Area snowplow drivers will also use Markuson’s reading to check if/when they need to go out to clear roads.


“It’s dark when I measure the snow in the morning, so I take a flashlight along with me,” Markuson noted. “If the snow is deep, I’ll snow blow a path out to the white board.”


The temperature is recorded at 7 a.m. daily, which is done automatically with a “Beehive” thermometer supplied by NOAA. The “Beehive” is affixed to a pole in Markuson’s back yard and the temperatures can be recorded from inside his home.


“Someone from NOAA placed the devices in the yard where they felt would best record,” Markuson said. “The person recording for NOAA also has to live on the outside of town to get more accurate readings.”

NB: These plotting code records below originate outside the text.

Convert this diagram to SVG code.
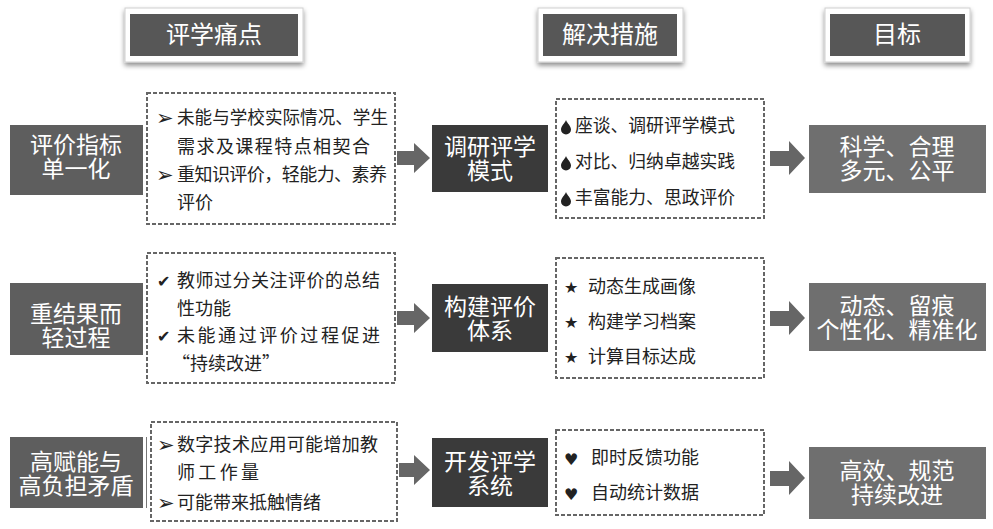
<svg xmlns="http://www.w3.org/2000/svg" width="993" height="529" viewBox="0 0 993 529">
<style>
.hdr-o{fill:#fff;stroke:#d0d0d0;stroke-width:1}
.hdr-i{fill:#575757}
.lbl{font-family:"Noto Sans CJK SC","Liberation Sans",sans-serif;fill:#fff;font-size:23px;text-anchor:middle}
.hl{font-size:24px}
.pain{fill:#5e5e5e}
.mid{fill:#3a3a3a}
.goal{fill:#6f6f6f}
.dash{fill:#fff;stroke:#666;stroke-width:2;stroke-dasharray:4 2}
.txt{font-family:"Noto Sans CJK SC","Liberation Serif",serif;fill:#222;font-size:18px}
.sym{font-family:"DejaVu Sans",sans-serif;fill:#222;font-size:16px}
.big{font-size:21px}
.arr{fill:#666}
</style>
<defs>
<filter id="sh" x="-10%" y="-20%" width="120%" height="160%">
<feDropShadow dx="0" dy="3" stdDeviation="2.5" flood-color="#000" flood-opacity="0.45"/>
</filter>
<path id="drop" d="M0,-7 C1,-4 5,-1 5,2.5 A5,5 0 0 1 -5,2.5 C-5,-1 -1,-4 0,-7 Z" fill="#222"/>
</defs>
<rect width="993" height="529" fill="#fff"/>

<g id="h1">
<rect class="hdr-o" x="125" y="8" width="178" height="54" filter="url(#sh)"/>
<rect class="hdr-i" x="130" y="14" width="168" height="42"/>
<text class="lbl hl" x="214" y="43">评学痛点</text>
</g>
<g id="h2">
<rect class="hdr-o" x="538" y="8" width="145" height="54" filter="url(#sh)"/>
<rect class="hdr-i" x="543" y="14" width="134" height="42"/>
<text class="lbl hl" x="610" y="43">解决措施</text>
</g>
<g id="h3">
<rect class="hdr-o" x="825" y="8" width="145" height="54" filter="url(#sh)"/>
<rect class="hdr-i" x="830" y="14" width="135" height="42"/>
<text class="lbl hl" x="897" y="43">目标</text>
</g>

<!-- Row 1 -->
<g id="p1">
<rect class="pain" x="10" y="125" width="133" height="70"/>
<text class="lbl" x="76" y="153"><tspan x="76">评价指标</tspan><tspan x="76" dy="24">单一化</tspan></text>
</g>
<g id="d1">
<rect class="dash" x="147" y="93" width="248" height="131"/>
<text class="sym big" x="156" y="125">➢</text>
<text class="txt" x="177" y="124" textLength="211" lengthAdjust="spacingAndGlyphs">未能与学校实际情况、学生</text>
<text class="txt" x="177" y="153" textLength="193">需求及课程特点相契合</text>
<text class="sym big" x="156" y="182">➢</text>
<text class="txt" x="177" y="181" textLength="210">重知识评价，轻能力、素养</text>
<text class="txt" x="177" y="209">评价</text>
</g>
<g id="m1">
<rect class="mid" x="432" y="125" width="116" height="67"/>
<text class="lbl" x="490" y="155"><tspan x="490">调研评学</tspan><tspan x="490" dy="24">模式</tspan></text>
</g>
<g id="s1">
<rect class="dash" x="556" y="99" width="208" height="119"/>
<use href="#drop" x="566" y="127"/>
<text class="txt" x="575" y="132" textLength="160" lengthAdjust="spacingAndGlyphs">座谈、调研评学模式</text>
<use href="#drop" x="566" y="163"/>
<text class="txt" x="575" y="168" textLength="160" lengthAdjust="spacingAndGlyphs">对比、归纳卓越实践</text>
<use href="#drop" x="566" y="199"/>
<text class="txt" x="575" y="204" textLength="160" lengthAdjust="spacingAndGlyphs">丰富能力、思政评价</text>
</g>
<g id="g1">
<rect class="goal" x="809" y="125" width="177" height="68"/>
<text class="lbl" x="897" y="155"><tspan x="897">科学、合理</tspan><tspan x="897" dy="24">多元、公平</tspan></text>
</g>

<!-- Row 2 -->
<g id="p2">
<rect class="pain" x="10" y="283" width="133" height="72"/>
<text class="lbl" x="76" y="322"><tspan x="76">重结果而</tspan><tspan x="76" dy="24">轻过程</tspan></text>
</g>
<g id="d2">
<rect class="dash" x="147" y="253" width="248" height="130"/>
<text class="sym" x="157" y="287">✔</text>
<text class="txt" x="177" y="287" textLength="203">教师过分关注评价的总结</text>
<text class="txt" x="177" y="315">性功能</text>
<text class="sym" x="157" y="342">✔</text>
<text class="txt" x="177" y="342" textLength="203">未能通过评价过程促进</text>
<text class="txt" x="172" y="370">“持续改进”</text>
</g>
<g id="m2">
<rect class="mid" x="432" y="284" width="116" height="68"/>
<text class="lbl" x="490" y="315"><tspan x="490">构建评价</tspan><tspan x="490" dy="24">体系</tspan></text>
</g>
<g id="s2">
<rect class="dash" x="556" y="258" width="208" height="120"/>
<text class="sym" x="564" y="293">★</text>
<text class="txt" x="588" y="293">动态生成画像</text>
<text class="sym" x="564" y="328">★</text>
<text class="txt" x="588" y="328">构建学习档案</text>
<text class="sym" x="564" y="363">★</text>
<text class="txt" x="588" y="363">计算目标达成</text>
</g>
<g id="g2">
<rect class="goal" x="809" y="283" width="177" height="68"/>
<text class="lbl" x="897" y="314"><tspan x="897">动态、留痕</tspan><tspan x="897" dy="24">个性化、精准化</tspan></text>
</g>

<!-- Row 3 -->
<g id="p3">
<rect class="pain" x="10" y="437" width="133" height="71"/>
<line x1="146.5" y1="437" x2="146.5" y2="508" stroke="#777" stroke-width="1"/>
<text class="lbl" x="76" y="470"><tspan x="76">高赋能与</tspan><tspan x="76" dy="24">高负担矛盾</tspan></text>
</g>
<g id="d3">
<rect class="dash" x="151" y="422" width="246" height="99"/>
<text class="sym big" x="157" y="452">➢</text>
<text class="txt" x="177" y="451" textLength="201">数字技术应用可能增加教</text>
<text class="txt" x="177" y="479" textLength="82">师工作量</text>
<text class="sym big" x="157" y="510">➢</text>
<text class="txt" x="177" y="509">可能带来抵触情绪</text>
</g>
<g id="m3">
<rect class="mid" x="432" y="438" width="116" height="69"/>
<text class="lbl" x="490" y="470"><tspan x="490">开发评学</tspan><tspan x="490" dy="24">系统</tspan></text>
</g>
<g id="s3">
<rect class="dash" x="556" y="430" width="208" height="85"/>
<text class="sym" x="564" y="465">♥</text>
<text class="txt" x="591" y="464">即时反馈功能</text>
<text class="sym" x="564" y="500">♥</text>
<text class="txt" x="591" y="499">自动统计数据</text>
</g>
<g id="g3">
<rect class="goal" x="809" y="447" width="177" height="72"/>
<text class="lbl" x="897" y="479"><tspan x="897">高效、规范</tspan><tspan x="897" dy="24">持续改进</tspan></text>
</g>

<g id="connectors">
<path class="arr" d="M397,151 H414 V143 L430,158 L414,173 V165 H397 Z"/>
<path class="arr" d="M770,151 H789 V141 L805,158 L789,175 V166 H770 Z"/>
<path class="arr" d="M397,311 H414 V303 L430,318 L414,333 V325 H397 Z"/>
<path class="arr" d="M770,311 H789 V301 L805,318 L789,335 V326 H770 Z"/>
<path class="arr" d="M399,463 H414 V455 L430,470 L414,485 V477 H399 Z"/>
<path class="arr" d="M770,471 H789 V461 L805,478 L789,495 V486 H770 Z"/>
</g>
</svg>
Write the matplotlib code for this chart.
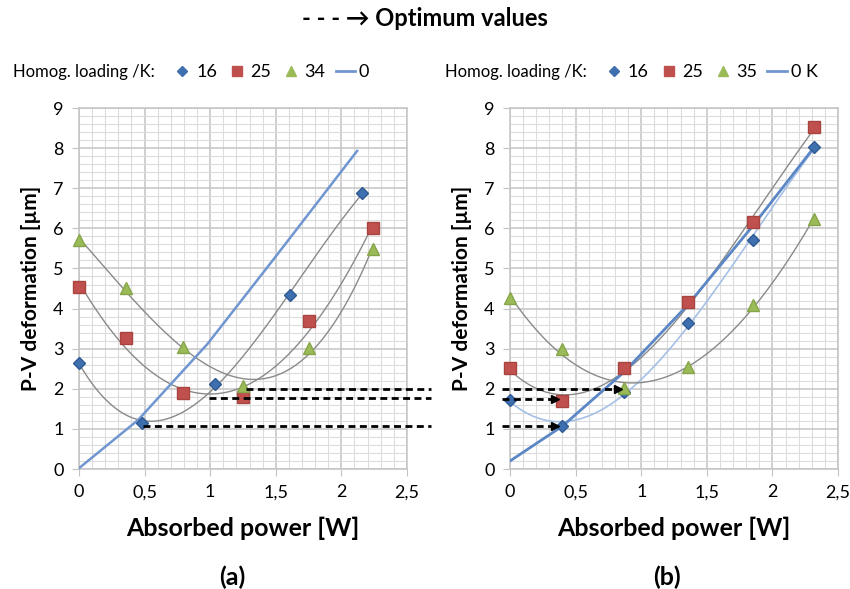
"""Two-panel P-V deformation vs absorbed power, with optimum markers."""

import matplotlib

matplotlib.use("Agg")

import matplotlib.pyplot as plt
import numpy as np
from matplotlib.lines import Line2D
from matplotlib.ticker import FuncFormatter, MultipleLocator

plt.rcParams["font.family"] = ["Lato", "DejaVu Sans"]

# ---- panel (a) ----
A_X16 = [0.0, 0.48, 1.04, 1.61, 2.16]
A_Y16 = [2.65, 1.15, 2.13, 4.35, 6.88]
A_X25 = [0.0, 0.36, 0.79, 1.25, 1.75, 2.24]
A_Y25 = [4.54, 3.27, 1.90, 1.80, 3.69, 6.01]
A_X34 = [0.0, 0.36, 0.79, 1.25, 1.75, 2.24]
A_Y34 = [5.71, 4.52, 3.04, 2.07, 3.02, 5.49]
A_X0 = [0.0, 0.45, 0.98, 1.50, 2.12]
A_Y0 = [0.02, 1.22, 3.12, 5.30, 7.93]
A_OPT_Y = [1.07, 1.76, 1.99]
A_OPT_X0 = [0.49, 0.99, 1.27]
A_OPT_X1 = [2.68, 2.68, 2.68]

# ---- panel (b) ----
B_X = [0.0, 0.40, 0.87, 1.36, 1.85, 2.32]
B_Y16 = [1.72, 1.07, 1.92, 3.64, 5.71, 8.03]
B_Y25 = [2.52, 1.70, 2.52, 4.16, 6.16, 8.53]
B_Y35 = [4.26, 3.00, 2.02, 2.54, 4.09, 6.24]
B_Y0 = [0.20, 1.07, 2.42, 4.11, 6.06, 8.03]
B_OPT_Y = [1.07, 1.75, 1.99]
B_OPT_X0 = [-0.06, -0.06, -0.06]
B_OPT_X1 = [0.34, 0.34, 0.82]

X_TICKS = [0, 0.5, 1, 1.5, 2, 2.5]
Y_TICKS = list(range(10))

BLUE = "#3E6FAF"
RED = "#C0504D"
GREEN = "#9BBB59"
FIT_GRAY = "#8A8A8A"
GRID_MAJOR = "#C4C4C4"
GRID_MINOR = "#DCDCDC"


def comma_fmt(v, _pos):
    if abs(v - round(v)) < 1e-9:
        return f"{int(round(v))}"
    return f"{v:.1f}".replace(".", ",")


def style_axis(ax):
    ax.set_xlim(0, 2.5)
    ax.set_ylim(0, 9)
    ax.set_xticks(X_TICKS)
    ax.set_yticks(Y_TICKS)
    ax.xaxis.set_major_formatter(FuncFormatter(comma_fmt))
    ax.xaxis.set_minor_locator(MultipleLocator(0.1))
    ax.yaxis.set_minor_locator(MultipleLocator(0.2))
    ax.grid(True, which="major", color=GRID_MAJOR, lw=1.1)
    ax.grid(True, which="minor", color=GRID_MINOR, lw=0.8)
    ax.set_axisbelow(True)
    for sp in ax.spines.values():
        sp.set_color(GRID_MAJOR)
        sp.set_linewidth(1.1)
    ax.tick_params(which="major", length=5, color=GRID_MAJOR, labelsize=13, pad=6)
    ax.tick_params(which="minor", length=0)
    ax.set_xlabel("Absorbed power [W]", fontsize=18, fontweight="bold", labelpad=12)
    ax.set_ylabel("P-V deformation [µm]", fontsize=15, fontweight="bold", labelpad=9)


def fit_curve(ax, x, y, color, lw=1.0):
    coef = np.polyfit(x, y, 3)
    xs = np.linspace(min(x), max(x), 200)
    ax.plot(xs, np.polyval(coef, xs), color=color, lw=lw, zorder=2)


def markers(ax, x, y, kind):
    spec = {
        "D": dict(marker="D", ms=6, color=BLUE, mec="#2F5A93"),
        "s": dict(marker="s", ms=8, color=RED, mec="#A84440"),
        "^": dict(marker="^", ms=8, color=GREEN, mec="#86A54A"),
    }[kind]
    ax.plot(x, y, ls="none", zorder=4, clip_on=False, **spec)


def add_legend(fig, ax, x_text, third_label, zero_label):
    fig.text(x_text, 0.877, "Homog. loading /K:", fontsize=12, va="center")
    handles = [
        Line2D([], [], ls="none", marker="D", ms=5, color=BLUE),
        Line2D([], [], ls="none", marker="s", ms=7, color=RED),
        Line2D([], [], ls="none", marker="^", ms=7, color=GREEN),
        Line2D([], [], color="#7096D1", lw=2),
    ]
    labels = ["16", "25", third_label, zero_label]
    leg = ax.legend(
        handles,
        labels,
        ncol=4,
        loc="center left",
        bbox_to_anchor=(x_text + 0.188, 0.877),
        bbox_transform=fig.transFigure,
        frameon=False,
        fontsize=13,
        handlelength=1.1,
        handletextpad=0.2,
        columnspacing=0.55,
        borderaxespad=0,
        borderpad=0,
    )
    return leg


fig = plt.figure(figsize=(8.5, 5.89), dpi=100)
ax_a = fig.add_axes([0.0929, 0.2037, 0.3859, 0.6129])
ax_b = fig.add_axes([0.6000, 0.2037, 0.3859, 0.6129])

# panel (a)
style_axis(ax_a)
fit_curve(ax_a, A_X16, A_Y16, FIT_GRAY)
fit_curve(ax_a, A_X25, A_Y25, FIT_GRAY)
fit_curve(ax_a, A_X34, A_Y34, FIT_GRAY)
ax_a.plot(A_X0, A_Y0, color="#7096D1", lw=1.8, zorder=3)
for y, x0, x1 in zip(A_OPT_Y, A_OPT_X0, A_OPT_X1):
    ax_a.plot([x0, x1], [y, y], color="black", lw=2, dashes=(2.5, 1.6),
              clip_on=False, zorder=5)
markers(ax_a, A_X16, A_Y16, "D")
markers(ax_a, A_X25, A_Y25, "s")
markers(ax_a, A_X34, A_Y34, "^")
add_legend(fig, ax_a, 0.015, "34", "0")

# panel (b)
style_axis(ax_b)
fit_curve(ax_b, B_X, B_Y16, "#A5C0E6", lw=1.2)
fit_curve(ax_b, B_X, B_Y25, FIT_GRAY)
fit_curve(ax_b, B_X, B_Y35, FIT_GRAY)
ax_b.plot(B_X, B_Y0, color="#5B87C6", lw=2.0, zorder=3)
for y, x0, x1 in zip(B_OPT_Y, B_OPT_X0, B_OPT_X1):
    ax_b.plot([x0, x1], [y, y], color="black", lw=2, dashes=(2.5, 1.6),
              clip_on=False, zorder=5)
    ax_b.plot([x1], [y], marker=">", ms=6, color="black", clip_on=False, zorder=5)
markers(ax_b, B_X, B_Y16, "D")
markers(ax_b, B_X, B_Y25, "s")
markers(ax_b, B_X, B_Y35, "^")
add_legend(fig, ax_b, 0.523, "35", "0 K")

fig.text(0.5, 0.968, "- - - → Optimum values", ha="center", va="center",
         fontsize=17, fontweight="bold")
fig.text(0.273, 0.02, "(a)", ha="center", va="center", fontsize=18, fontweight="bold")
fig.text(0.785, 0.02, "(b)", ha="center", va="center", fontsize=18, fontweight="bold")

fig.savefig("out.png", dpi=100, facecolor="white")
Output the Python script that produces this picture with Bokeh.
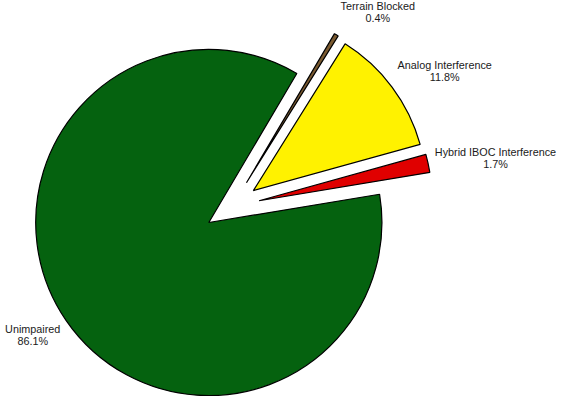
import math
from bokeh.plotting import figure
from bokeh.models import ColumnDataSource, Range1d
from bokeh.core.properties import value
from bokeh.embed import file_html
from bokeh.resources import INLINE

# ---- data ----
categories = ["Hybrid IBOC Interference", "Analog Interference", "Terrain Blocked", "Unimpaired"]
percents = [1.7, 11.8, 0.4, 86.1]
exploded = [True, True, True, False]
colors = ["#E00000", "#FFF200", "#7A5A30", "#05620F"]

# ---- layout / style constants (units: reference pixels) ----
S = 0.978            # screen px per data unit
CX, CY = 220.0, 179.0
R = 177.0
START_DEG = 9.4
EXPLODE = 56.0
FONT_PX = 10.8
LABEL_R = 1.04
LABEL_YSHIFT = 20.0

# Arial / Liberation Sans advance widths (per 1000 em)
AFM = {' ': 278, '.': 278, '%': 889, 'A': 667, 'B': 667, 'C': 722, 'H': 722, 'I': 278,
       'O': 778, 'T': 611, 'U': 722, 'a': 556, 'b': 556, 'c': 500, 'd': 556, 'e': 556,
       'f': 278, 'g': 556, 'i': 222, 'k': 500, 'l': 222, 'm': 833, 'n': 556, 'o': 556,
       'p': 556, 'r': 333, 't': 278, 'y': 500}


def text_w(s):
    return max(sum(AFM.get(ch, 556) for ch in line) for line in s.split("\n")) * FONT_PX / 1000.0


total = sum(percents)
starts, ends = [], []
a = math.radians(START_DEG)
for v in percents:
    starts.append(a)
    a += 2 * math.pi * v / total
    ends.append(a)

ex_idx = [i for i, e in enumerate(exploded) if e]
group_mid = (starts[ex_idx[0]] + ends[ex_idx[-1]]) / 2

xs, ys, lx, ly, labels = [], [], [], [], []
for i, (c, v) in enumerate(zip(categories, percents)):
    m = (starts[i] + ends[i]) / 2
    if exploded[i]:
        d = (m + group_mid) / 2
        ax, ay = CX + EXPLODE * math.cos(d), CY + EXPLODE * math.sin(d)
    else:
        ax, ay = CX, CY
    xs.append(ax)
    ys.append(ay)
    lab = f"{c}\n{v:.1f}%"
    labels.append(lab)
    w = text_w(lab) / S
    px = ax + LABEL_R * R * math.cos(m)
    py = ay + LABEL_R * R * math.sin(m)
    sgn = 1 if math.cos(m) >= 0 else -1
    lx.append(px + sgn * w / 2)
    ly.append(py + LABEL_YSHIFT * math.sin(m))

src = ColumnDataSource(dict(x=xs, y=ys, start=starts, end=ends, color=colors))
lsrc = ColumnDataSource(dict(x=lx, y=ly, text=labels))

W, H = 558, 396
x0, y0 = 7.0, 1.1
p = figure(width=W, height=H, output_backend="svg", toolbar_location=None,
           x_range=Range1d(x0, x0 + W / S), y_range=Range1d(y0, y0 + H / S),
           x_axis_location=None, y_axis_location=None, min_border=0)
p.grid.visible = False
p.outline_line_color = None
p.background_fill_color = "white"
p.border_fill_color = "white"

p.wedge(x="x", y="y", radius=R, start_angle="start", end_angle="end", source=src,
        fill_color="color", line_color="black", line_width=1.2)
p.text(x="x", y="y", text="text", source=lsrc, text_align="center", text_baseline="middle",
       text_font=value("Liberation Sans"), text_font_size=f"{FONT_PX}px",
       text_color="#1a1a1a", text_line_height=1.0)

open("out.html", "w").write(file_html(p, INLINE))
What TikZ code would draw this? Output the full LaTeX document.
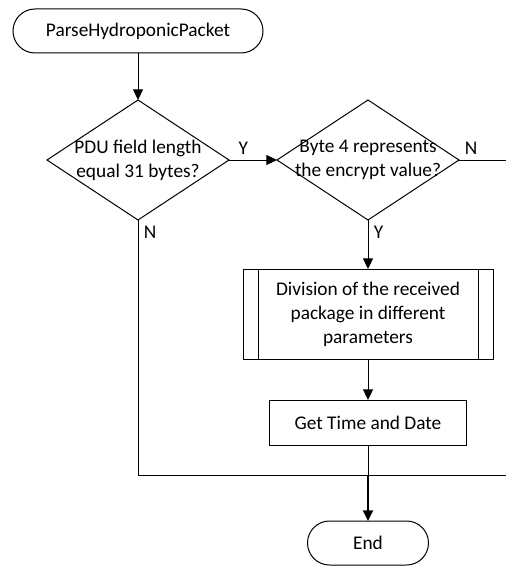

Jon Markuson is flanked by the National Oceanic Atmospheric Association (NOAA) rain gauge and the “Beehive” that records temperatures. Photo by Scott Thoma

A few yards away from NOAA’s devices is a “Bloom Sky” that Markuson purchased himself and affixed to an archway in his back yard. The device, not required by NOAA, takes photos of his back yard every five minutes and he can check it from his smartphone to see what the weather is doing when he is not home or not looking out the window. The device also reveals the temperature, humidity and barometric pressure.


With the temperature recording automatically and NOAA approving rainfall accumulation readings on a multiple-day basis, Markuson isn’t confined to his home every day.


“If it’s raining quite a bit, I’ll have someone come over and take the readings for me if I gone,” Markuson said.


He also records fog, hail and the size, ice pellets, ice glaze, thunderstorms and damaging winds.


Markuson values the importance of his weather readings.


“These records can tell us how much flooding there will be in the spring,” he explained. “It’s also used for crops. This isn’t a state program, it’s a federal program so it’s very important that these readings are accurate.”